Our research clearly shows that great leaders (and great salespeople) think about relationships differently. Successful leaders view interactions not only as opportunities to transact, but also opportunities to learn. Few of us focus on the value of trusted relationships as a source of information.
The relationship between relationships and information:
Step 5: Engineering Your Network: We’ve talked at length about the importance of tying your goals to the people most critical to your success, but great networkers develop many non-transactional relationships as a way to stay-in-the loop on what’s being said and done around them.
As you develop your relationship strategy make sure to consider people in other departments, functions and levels.

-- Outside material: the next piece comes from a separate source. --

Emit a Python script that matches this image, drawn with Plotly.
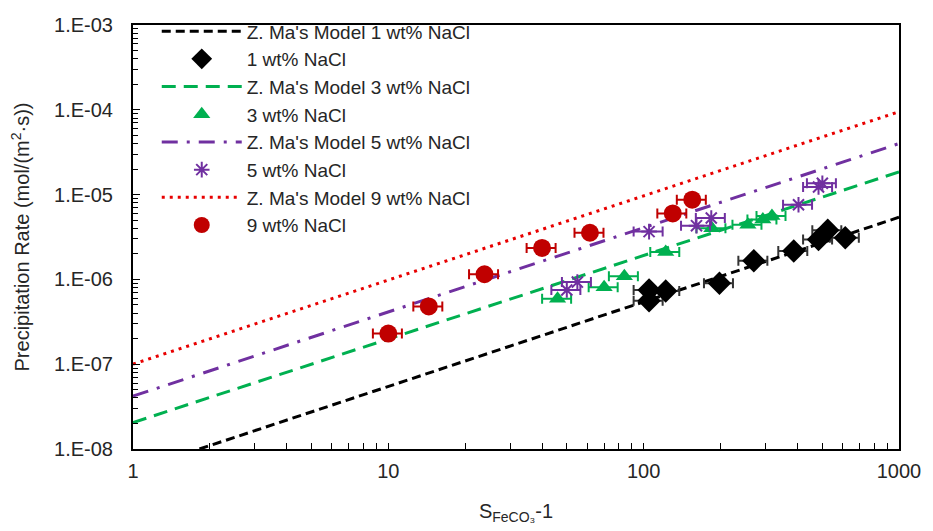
import plotly.graph_objects as go

# ---- data ----
model_x = [1, 1000]
model1_y = [5.5e-9, 5.4e-6]
model3_y = [2.05e-8, 1.85e-5]
model5_y = [4.2e-8, 4.0e-5]
model9_y = [1.0e-7, 9.5e-5]

nacl1_x = [105, 105, 122, 198, 270, 387, 484, 526, 616]
nacl1_y = [7.5e-7, 5.6e-7, 7.3e-7, 9.0e-7, 1.66e-6, 2.16e-6, 2.95e-6, 3.8e-6, 3.1e-6]

nacl3_x = [46, 70, 84, 122, 185, 256, 293, 318]
nacl3_y = [5.9e-7, 8.1e-7, 1.09e-6, 2.1e-6, 4.0e-6, 4.4e-6, 5.1e-6, 5.6e-6]

nacl5_x = [50, 55, 105, 161, 184, 404, 484, 501]
nacl5_y = [7.5e-7, 9.3e-7, 3.66e-6, 4.3e-6, 5.3e-6, 7.6e-6, 1.23e-5, 1.36e-5]

nacl9_x = [10, 14.4, 23.8, 40, 61.6, 130, 155]
nacl9_y = [2.3e-7, 4.8e-7, 1.15e-6, 2.35e-6, 3.55e-6, 6.0e-6, 8.7e-6]

err_pct = 13

y_tickvals = [1e-8, 1e-7, 1e-6, 1e-5, 1e-4, 1e-3]
y_ticktext = ["1.E-08", "1.E-07", "1.E-06", "1.E-05", "1.E-04", "1.E-03"]
x_tickvals = [1, 10, 100, 1000]
x_ticktext = ["1", "10", "100", "1000"]

FONT = "Liberation Sans, Arial, sans-serif"
TXT = "#262626"

fig = go.Figure()

def model(x, y, name, color, dash):
    fig.add_trace(go.Scatter(x=x, y=y, mode="lines", name=name,
                             line=dict(color=color, width=3, dash=dash)))

def pts(x, y, name, color, symbol, size, errcolor, lw=0):
    fig.add_trace(go.Scatter(
        x=x, y=y, mode="markers", name=name,
        marker=dict(color=color, symbol=symbol, size=size,
                    line=dict(color=color, width=lw)),
        error_x=dict(type="percent", value=err_pct, color=errcolor,
                     thickness=2, width=5)))

model(model_x, model1_y, "Z. Ma's Model 1 wt% NaCl", "black", "9px,5px")
pts(nacl1_x, nacl1_y, "1 wt% NaCl", "black", "diamond", 18, "#333333")
model(model_x, model3_y, "Z. Ma's Model 3 wt% NaCl", "#00B050", "14px,8px")
pts(nacl3_x, nacl3_y, "3 wt% NaCl", "#00B050", "triangle-up", 15, "#00B050")
model(model_x, model5_y, "Z. Ma's Model 5 wt% NaCl", "#7030A0", "16px,9px,3px,9px")
pts(nacl5_x, nacl5_y, "5 wt% NaCl", "#7030A0", "asterisk-open", 13, "#7030A0", lw=2)
model(model_x, model9_y, "Z. Ma's Model 9 wt% NaCl", "#E80000", "3px,5px")
pts(nacl9_x, nacl9_y, "9 wt% NaCl", "#C00000", "circle", 18, "#C00000")

minor_vals = [k * 10.0 ** e for e in range(-8, 3 + 1) for k in range(2, 10)]

fig.update_layout(
    width=933, height=531,
    margin=dict(l=133, r=28, t=14, b=80),
    plot_bgcolor="white", paper_bgcolor="white",
    font=dict(family=FONT, size=20, color=TXT),
    showlegend=True,
    legend=dict(x=0.031, y=1.03, xanchor="left", yanchor="top",
                bgcolor="rgba(255,255,255,0)", itemwidth=80,
                font=dict(size=19, color=TXT), tracegroupgap=0),
    xaxis=dict(type="log", range=[0, 3], tickmode="array",
               tickvals=x_tickvals, ticktext=x_ticktext,
               ticks="inside", ticklen=6, tickwidth=1, tickcolor="black",
               showline=True, linecolor="black", linewidth=2, mirror=True,
               showgrid=False, zeroline=False, ticklabelstandoff=3,
               minor=dict(ticks="inside", ticklen=6, tickcolor="black",
                          tickwidth=1, tickmode="array", tickvals=minor_vals,
                          showgrid=False),
               title=dict(text="S<sub>FeCO₃</sub>-1", font=dict(size=20, color=TXT),
                          standoff=23)),
    yaxis=dict(type="log", range=[-8, -3], tickmode="array",
               tickvals=y_tickvals, ticktext=y_ticktext,
               ticks="inside", ticklen=7, tickwidth=1, tickcolor="black",
               showline=True, linecolor="black", linewidth=2, mirror=True,
               showgrid=False, zeroline=False, ticklabelstandoff=14,
               minor=dict(ticks="inside", ticklen=5, tickcolor="black",
                          tickwidth=1, tickmode="array", tickvals=minor_vals,
                          showgrid=False),
               title=dict(text="Precipitation Rate (mol/(m<sup>2</sup>·s))",
                          font=dict(size=20, color=TXT), standoff=19)),
)

fig.write_html("out.html")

And since not all that matters happens inside the hallowed halls of your organization, think about the external links that could help keep you informed: partners, customers, competitors and other business, social and civic leaders.
It’s likely your network already includes many of these categories but how purposeful and diligent are your efforts?
Step 6: Seek Formal & Informal Mentorship: Youth may be wasted on the young but don’t let the value of mentorship fade in the same vein. No matter your age or stage, there are people out there that have done what you hope to do, have done it better or done it differently. And while I’ma man of a certain age, I’m finding the value of mentorship has never been more important. The leaders I’ve interviewed, to a person, agree.
Step 7: Offer Formal & Informal Relationships with Mentees: Just as there is always someone that’s already been there and done that; don’t forget the value of your own experience! A senior leader helping an aspiring leader that helps a young grad that helps a freshman that convinces a high school student to stay in school…and the virtuous cycle continues. If you are new to mentoring, you’ll be surprised to learn that you always get more and learn more than you are giving….
“No man can help another without helping himself in the process.”